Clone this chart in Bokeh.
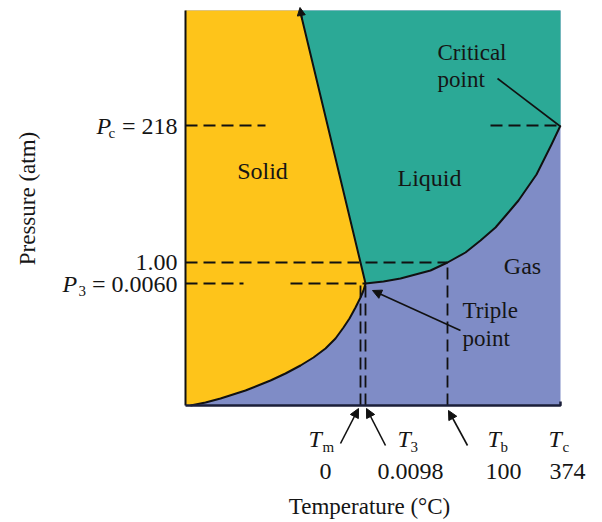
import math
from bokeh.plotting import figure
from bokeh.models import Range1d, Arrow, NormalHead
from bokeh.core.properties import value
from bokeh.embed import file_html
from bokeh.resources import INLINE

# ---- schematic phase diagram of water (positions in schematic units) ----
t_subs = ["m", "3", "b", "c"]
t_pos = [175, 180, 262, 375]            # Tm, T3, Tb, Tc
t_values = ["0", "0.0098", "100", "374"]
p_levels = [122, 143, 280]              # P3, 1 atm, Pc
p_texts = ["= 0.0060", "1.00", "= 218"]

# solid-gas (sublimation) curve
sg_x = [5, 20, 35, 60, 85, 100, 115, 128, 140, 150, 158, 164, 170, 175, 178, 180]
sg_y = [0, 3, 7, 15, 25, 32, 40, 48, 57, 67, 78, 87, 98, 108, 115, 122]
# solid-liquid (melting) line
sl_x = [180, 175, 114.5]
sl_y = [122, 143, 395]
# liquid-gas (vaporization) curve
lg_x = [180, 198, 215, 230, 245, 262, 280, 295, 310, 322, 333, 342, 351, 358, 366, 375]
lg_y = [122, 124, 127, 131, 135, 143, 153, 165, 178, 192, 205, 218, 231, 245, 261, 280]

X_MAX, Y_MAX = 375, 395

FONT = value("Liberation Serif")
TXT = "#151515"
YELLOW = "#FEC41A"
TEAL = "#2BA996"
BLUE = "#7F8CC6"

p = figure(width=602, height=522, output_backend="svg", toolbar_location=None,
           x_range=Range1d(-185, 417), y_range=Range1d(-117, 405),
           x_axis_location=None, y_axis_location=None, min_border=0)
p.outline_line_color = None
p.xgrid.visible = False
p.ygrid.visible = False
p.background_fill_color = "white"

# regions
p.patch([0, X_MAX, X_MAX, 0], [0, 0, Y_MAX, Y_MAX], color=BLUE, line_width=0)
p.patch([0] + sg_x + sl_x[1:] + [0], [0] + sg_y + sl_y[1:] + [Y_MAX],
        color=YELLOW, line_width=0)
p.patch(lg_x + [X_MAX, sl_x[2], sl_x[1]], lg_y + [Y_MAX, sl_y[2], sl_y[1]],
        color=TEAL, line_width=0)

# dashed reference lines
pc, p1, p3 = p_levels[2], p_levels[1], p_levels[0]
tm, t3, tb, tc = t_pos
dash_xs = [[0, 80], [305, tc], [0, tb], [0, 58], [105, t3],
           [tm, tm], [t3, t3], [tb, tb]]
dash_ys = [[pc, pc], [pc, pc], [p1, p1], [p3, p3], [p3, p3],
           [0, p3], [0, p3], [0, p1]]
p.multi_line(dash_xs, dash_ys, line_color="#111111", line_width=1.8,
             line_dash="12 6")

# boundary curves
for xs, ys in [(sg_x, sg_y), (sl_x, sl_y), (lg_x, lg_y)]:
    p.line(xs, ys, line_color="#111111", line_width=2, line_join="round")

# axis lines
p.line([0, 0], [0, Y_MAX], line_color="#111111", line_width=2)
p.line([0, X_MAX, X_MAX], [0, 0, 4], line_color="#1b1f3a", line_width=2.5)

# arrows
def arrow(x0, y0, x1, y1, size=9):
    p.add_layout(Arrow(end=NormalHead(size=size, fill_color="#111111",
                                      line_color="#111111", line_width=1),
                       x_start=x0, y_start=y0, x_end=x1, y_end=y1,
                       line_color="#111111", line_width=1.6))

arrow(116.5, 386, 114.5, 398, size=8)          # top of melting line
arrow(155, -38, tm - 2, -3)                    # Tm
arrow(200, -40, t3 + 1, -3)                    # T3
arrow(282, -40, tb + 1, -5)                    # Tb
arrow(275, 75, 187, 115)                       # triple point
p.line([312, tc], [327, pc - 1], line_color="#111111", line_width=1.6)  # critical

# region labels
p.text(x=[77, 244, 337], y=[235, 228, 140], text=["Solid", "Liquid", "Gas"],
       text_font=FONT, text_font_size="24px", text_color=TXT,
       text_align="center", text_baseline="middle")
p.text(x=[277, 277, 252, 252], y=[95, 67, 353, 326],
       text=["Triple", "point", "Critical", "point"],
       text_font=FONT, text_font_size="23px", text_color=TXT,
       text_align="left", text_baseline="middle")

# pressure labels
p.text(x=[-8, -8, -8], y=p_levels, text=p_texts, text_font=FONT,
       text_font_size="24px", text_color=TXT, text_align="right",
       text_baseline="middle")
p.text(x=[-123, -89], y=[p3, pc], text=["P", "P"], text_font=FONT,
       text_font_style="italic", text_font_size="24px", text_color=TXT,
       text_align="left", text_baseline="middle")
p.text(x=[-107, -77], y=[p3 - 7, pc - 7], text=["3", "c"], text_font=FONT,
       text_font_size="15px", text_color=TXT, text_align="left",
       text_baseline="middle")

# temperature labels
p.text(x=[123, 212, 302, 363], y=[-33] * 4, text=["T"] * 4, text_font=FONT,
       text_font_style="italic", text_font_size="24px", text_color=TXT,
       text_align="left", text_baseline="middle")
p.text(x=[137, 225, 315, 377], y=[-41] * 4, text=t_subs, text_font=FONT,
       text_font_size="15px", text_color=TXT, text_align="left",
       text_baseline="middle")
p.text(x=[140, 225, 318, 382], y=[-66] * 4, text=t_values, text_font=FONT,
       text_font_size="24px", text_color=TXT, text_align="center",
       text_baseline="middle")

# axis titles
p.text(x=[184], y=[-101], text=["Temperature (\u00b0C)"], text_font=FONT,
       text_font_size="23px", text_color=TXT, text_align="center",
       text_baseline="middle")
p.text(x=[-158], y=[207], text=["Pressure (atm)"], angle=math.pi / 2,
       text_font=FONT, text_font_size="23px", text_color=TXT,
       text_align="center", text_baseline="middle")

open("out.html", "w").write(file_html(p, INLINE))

===

**REQUEST:**
Your task is to reproduce all of the material exactly. The pictures stay out.

**ANSWER TO THE PROBLEM:**
Clone this chart in Bokeh.
import math
from bokeh.plotting import figure
from bokeh.models import Range1d, Arrow, NormalHead
from bokeh.core.properties import value
from bokeh.embed import file_html
from bokeh.resources import INLINE

# ---- schematic phase diagram of water (positions in schematic units) ----
t_subs = ["m", "3", "b", "c"]
t_pos = [175, 180, 262, 375]            # Tm, T3, Tb, Tc
t_values = ["0", "0.0098", "100", "374"]
p_levels = [122, 143, 280]              # P3, 1 atm, Pc
p_texts = ["= 0.0060", "1.00", "= 218"]

# solid-gas (sublimation) curve
sg_x = [5, 20, 35, 60, 85, 100, 115, 128, 140, 150, 158, 164, 170, 175, 178, 180]
sg_y = [0, 3, 7, 15, 25, 32, 40, 48, 57, 67, 78, 87, 98, 108, 115, 122]
# solid-liquid (melting) line
sl_x = [180, 175, 114.5]
sl_y = [122, 143, 395]
# liquid-gas (vaporization) curve
lg_x = [180, 198, 215, 230, 245, 262, 280, 295, 310, 322, 333, 342, 351, 358, 366, 375]
lg_y = [122, 124, 127, 131, 135, 143, 153, 165, 178, 192, 205, 218, 231, 245, 261, 280]

X_MAX, Y_MAX = 375, 395

FONT = value("Liberation Serif")
TXT = "#151515"
YELLOW = "#FEC41A"
TEAL = "#2BA996"
BLUE = "#7F8CC6"

p = figure(width=602, height=522, output_backend="svg", toolbar_location=None,
           x_range=Range1d(-185, 417), y_range=Range1d(-117, 405),
           x_axis_location=None, y_axis_location=None, min_border=0)
p.outline_line_color = None
p.xgrid.visible = False
p.ygrid.visible = False
p.background_fill_color = "white"

# regions
p.patch([0, X_MAX, X_MAX, 0], [0, 0, Y_MAX, Y_MAX], color=BLUE, line_width=0)
p.patch([0] + sg_x + sl_x[1:] + [0], [0] + sg_y + sl_y[1:] + [Y_MAX],
        color=YELLOW, line_width=0)
p.patch(lg_x + [X_MAX, sl_x[2], sl_x[1]], lg_y + [Y_MAX, sl_y[2], sl_y[1]],
        color=TEAL, line_width=0)

# dashed reference lines
pc, p1, p3 = p_levels[2], p_levels[1], p_levels[0]
tm, t3, tb, tc = t_pos
dash_xs = [[0, 80], [305, tc], [0, tb], [0, 58], [105, t3],
           [tm, tm], [t3, t3], [tb, tb]]
dash_ys = [[pc, pc], [pc, pc], [p1, p1], [p3, p3], [p3, p3],
           [0, p3], [0, p3], [0, p1]]
p.multi_line(dash_xs, dash_ys, line_color="#111111", line_width=1.8,
             line_dash="12 6")

# boundary curves
for xs, ys in [(sg_x, sg_y), (sl_x, sl_y), (lg_x, lg_y)]:
    p.line(xs, ys, line_color="#111111", line_width=2, line_join="round")

# axis lines
p.line([0, 0], [0, Y_MAX], line_color="#111111", line_width=2)
p.line([0, X_MAX, X_MAX], [0, 0, 4], line_color="#1b1f3a", line_width=2.5)

# arrows
def arrow(x0, y0, x1, y1, size=9):
    p.add_layout(Arrow(end=NormalHead(size=size, fill_color="#111111",
                                      line_color="#111111", line_width=1),
                       x_start=x0, y_start=y0, x_end=x1, y_end=y1,
                       line_color="#111111", line_width=1.6))

arrow(116.5, 386, 114.5, 398, size=8)          # top of melting line
arrow(155, -38, tm - 2, -3)                    # Tm
arrow(200, -40, t3 + 1, -3)                    # T3
arrow(282, -40, tb + 1, -5)                    # Tb
arrow(275, 75, 187, 115)                       # triple point
p.line([312, tc], [327, pc - 1], line_color="#111111", line_width=1.6)  # critical

# region labels
p.text(x=[77, 244, 337], y=[235, 228, 140], text=["Solid", "Liquid", "Gas"],
       text_font=FONT, text_font_size="24px", text_color=TXT,
       text_align="center", text_baseline="middle")
p.text(x=[277, 277, 252, 252], y=[95, 67, 353, 326],
       text=["Triple", "point", "Critical", "point"],
       text_font=FONT, text_font_size="23px", text_color=TXT,
       text_align="left", text_baseline="middle")

# pressure labels
p.text(x=[-8, -8, -8], y=p_levels, text=p_texts, text_font=FONT,
       text_font_size="24px", text_color=TXT, text_align="right",
       text_baseline="middle")
p.text(x=[-123, -89], y=[p3, pc], text=["P", "P"], text_font=FONT,
       text_font_style="italic", text_font_size="24px", text_color=TXT,
       text_align="left", text_baseline="middle")
p.text(x=[-107, -77], y=[p3 - 7, pc - 7], text=["3", "c"], text_font=FONT,
       text_font_size="15px", text_color=TXT, text_align="left",
       text_baseline="middle")

# temperature labels
p.text(x=[123, 212, 302, 363], y=[-33] * 4, text=["T"] * 4, text_font=FONT,
       text_font_style="italic", text_font_size="24px", text_color=TXT,
       text_align="left", text_baseline="middle")
p.text(x=[137, 225, 315, 377], y=[-41] * 4, text=t_subs, text_font=FONT,
       text_font_size="15px", text_color=TXT, text_align="left",
       text_baseline="middle")
p.text(x=[140, 225, 318, 382], y=[-66] * 4, text=t_values, text_font=FONT,
       text_font_size="24px", text_color=TXT, text_align="center",
       text_baseline="middle")

# axis titles
p.text(x=[184], y=[-101], text=["Temperature (\u00b0C)"], text_font=FONT,
       text_font_size="23px", text_color=TXT, text_align="center",
       text_baseline="middle")
p.text(x=[-158], y=[207], text=["Pressure (atm)"], angle=math.pi / 2,
       text_font=FONT, text_font_size="23px", text_color=TXT,
       text_align="center", text_baseline="middle")

open("out.html", "w").write(file_html(p, INLINE))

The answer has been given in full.